「私はSFは好きだ」と書くのはちょっと問題だ。

「私はSFは好きだ」と書くのはちょっと問題だ。というのもサブジャンル間の解離がひどいからだ。
私の考えではSFの性質は

  1. 方法論
  2. 設定

の二つに特徴付けられる。どちらか片方でも持っていればSFと呼ばれる可能性がある。

SFの方法論とは演繹的であるということだ。何かの不変の公理があって物語が作られる。登場人物の葛藤などもドラマツルギーとして重要だが、その裏にある主題はあくまでもその状況を引き起こした公理である。
もちろん、物語の要請に応じて公理が作られることも多い。その場合に新しい公理から改めて演繹し直すのがSFだ。*1

SFの設定とは現代技術の水準を越えた科学技術を用いていたり、舞台が現代技術では到達できない惑星であったり、といった設定のことだ。あまりに抽象性の低い定義なのだが、要するに日常生活から大きく掛け離れているが自然科学的世界観の範疇に収まっていれば良い。
いわゆるガジェットSFなどはこちらの意味でのSFだ。物語の構造としては西部劇を踏襲しつつ、舞台を宇宙にスケールアップしたスペース・オペラなどが代表だ。*2

で、問題は両者のSFがしばしば相反するものだという点にある。なんらかの不変の公理に基づいて考えられたアイディアであっても、それを流用して使う人にとっては背景のない単なるガジェットに過ぎない。逆にあまりにも斬新なアイディアは読者の自然科学的世界観の範疇に収まらないこともある。*3
こういった問題を解決するには

  1. 気にならない程度まで解離を小さくする。
  2. 完全に別のものとして分離する。

という二つの手法がある。

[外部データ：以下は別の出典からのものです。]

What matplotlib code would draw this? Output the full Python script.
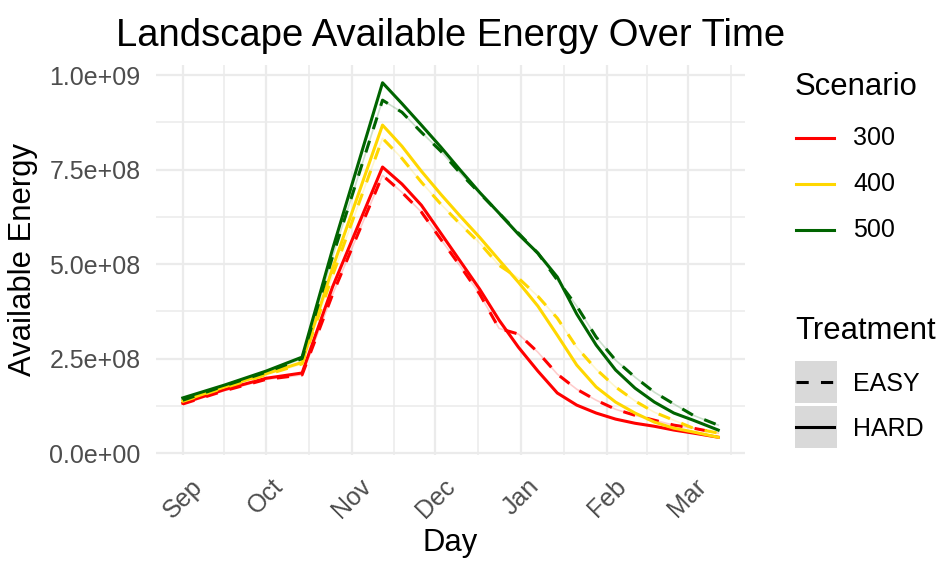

まあ、完全分離の方が楽なのだけど、分離を繰り返した結果が蛸壷なのでは意味がないかなとも思う。

*1:演繹しないのは駄ファンタジーだ。

*2:機動戦士ガンダム』は戦記物とロボット格闘アニメを混合した奇形かもしれないが、それでもこちらの範疇に入るだろう。

*3:例えば現実の科学理論、特に超弦理論周りは下手なSFよりも奇想天外だったり。